───── Records for the exercise

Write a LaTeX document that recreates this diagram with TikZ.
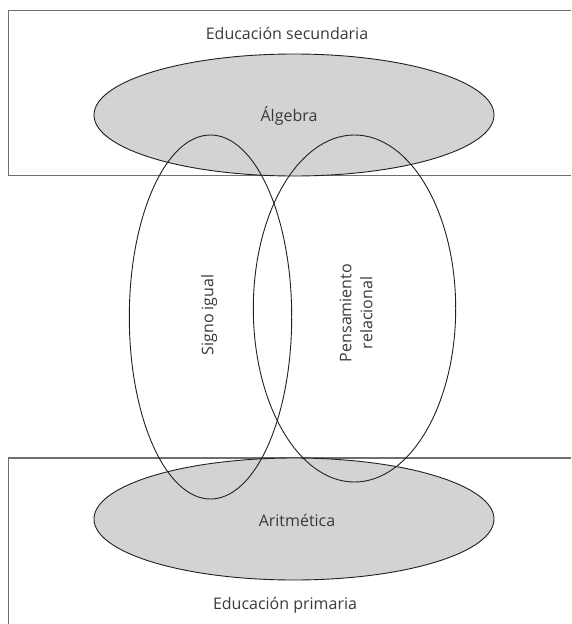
\documentclass[tikz,border=0pt]{standalone}
\usepackage{fontspec}
\setmainfont{Open Sans}
\usetikzlibrary{shapes.geometric}
\definecolor{boxline}{HTML}{6D6E70}
\definecolor{ellline}{HTML}{231F20}
\definecolor{ellfill}{HTML}{D1D3D4}
\definecolor{txt}{HTML}{3A3A3A}
\tikzset{
  zone/.style={draw=boxline, line width=1.2pt},
  fieldell/.style={ellipse, draw=ellline, fill=ellfill, line width=0.9pt, inner sep=0pt},
  conceptell/.style={ellipse, draw=ellline, line width=0.9pt, inner sep=0pt},
  lab/.style={text=txt, font=\fontsize{16}{21}\selectfont, inner sep=0pt},
}
\begin{document}
\begin{tikzpicture}[x=1pt,y=-1pt]
\useasboundingbox (0,0) rectangle (571,624);
% zones
\draw[zone] (571,10.7) -- (8.7,10.7) -- (8.7,175.7) -- (571,175.7);
\draw[zone] (571,458) -- (8.7,458) -- (8.7,624);
% field ellipses
\node[fieldell, minimum width=400pt, minimum height=122pt] (alg) at (294,115) {};
\node[fieldell, minimum width=400pt, minimum height=122pt] (arit) at (294,519) {};
% concept ellipses
\node[conceptell, minimum width=162.4pt, minimum height=364pt] (signo) at (210.5,317) {};
\node[conceptell, minimum width=202.4pt, minimum height=347pt] (pens) at (354.5,308.5) {};
% labels
\node[lab, anchor=base] (tsec) at (287,39.3) {Educación secundaria};
\node[lab, anchor=base] (talg) at (289,121.5) {Álgebra};
\node[lab, anchor=base] (tarit) at (297,526.7) {Aritmética};
\node[lab, anchor=base] (tprim) at (285,609.3) {Educación primaria};
\node[lab, rotate=90] (tsig) at (209.3,315) {Signo igual};
\node[lab, rotate=90, align=center] (tpens) at (356,313) {Pensamiento\\relacional};
\end{tikzpicture}
\end{document}
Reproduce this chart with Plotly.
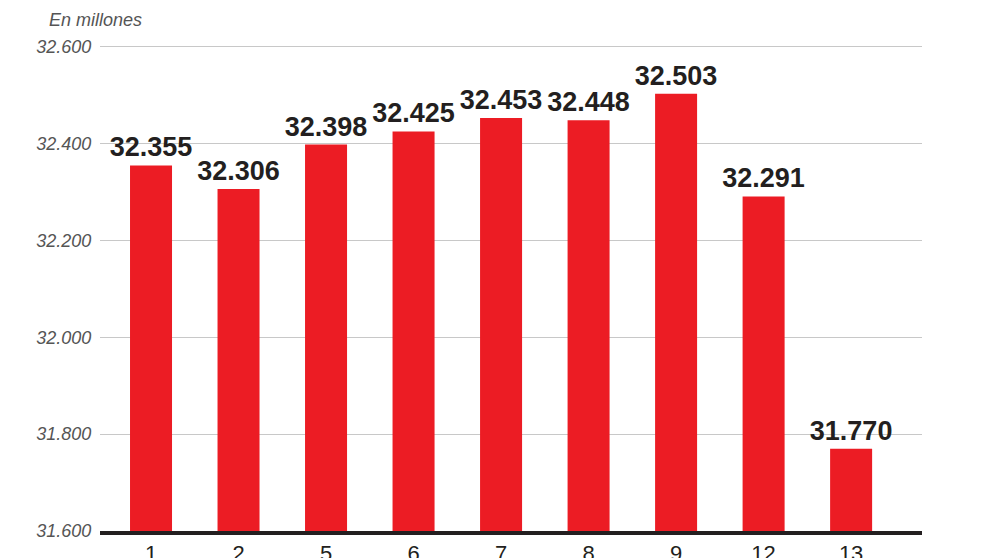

──────────

The exercise:
Using the data above, print every line exactly, omitting pictures.

Reply to the exercise:
Write a LaTeX document that recreates this diagram with TikZ.
\documentclass[tikz,border=0pt]{standalone}
\usepackage{fontspec}
\setmainfont{Open Sans}
\usetikzlibrary{shapes.geometric}
\definecolor{boxline}{HTML}{6D6E70}
\definecolor{ellline}{HTML}{231F20}
\definecolor{ellfill}{HTML}{D1D3D4}
\definecolor{txt}{HTML}{3A3A3A}
\tikzset{
  zone/.style={draw=boxline, line width=1.2pt},
  fieldell/.style={ellipse, draw=ellline, fill=ellfill, line width=0.9pt, inner sep=0pt},
  conceptell/.style={ellipse, draw=ellline, line width=0.9pt, inner sep=0pt},
  lab/.style={text=txt, font=\fontsize{16}{21}\selectfont, inner sep=0pt},
}
\begin{document}
\begin{tikzpicture}[x=1pt,y=-1pt]
\useasboundingbox (0,0) rectangle (571,624);
% zones
\draw[zone] (571,10.7) -- (8.7,10.7) -- (8.7,175.7) -- (571,175.7);
\draw[zone] (571,458) -- (8.7,458) -- (8.7,624);
% field ellipses
\node[fieldell, minimum width=400pt, minimum height=122pt] (alg) at (294,115) {};
\node[fieldell, minimum width=400pt, minimum height=122pt] (arit) at (294,519) {};
% concept ellipses
\node[conceptell, minimum width=162.4pt, minimum height=364pt] (signo) at (210.5,317) {};
\node[conceptell, minimum width=202.4pt, minimum height=347pt] (pens) at (354.5,308.5) {};
% labels
\node[lab, anchor=base] (tsec) at (287,39.3) {Educación secundaria};
\node[lab, anchor=base] (talg) at (289,121.5) {Álgebra};
\node[lab, anchor=base] (tarit) at (297,526.7) {Aritmética};
\node[lab, anchor=base] (tprim) at (285,609.3) {Educación primaria};
\node[lab, rotate=90] (tsig) at (209.3,315) {Signo igual};
\node[lab, rotate=90, align=center] (tpens) at (356,313) {Pensamiento\\relacional};
\end{tikzpicture}
\end{document}
Reproduce this chart with Plotly.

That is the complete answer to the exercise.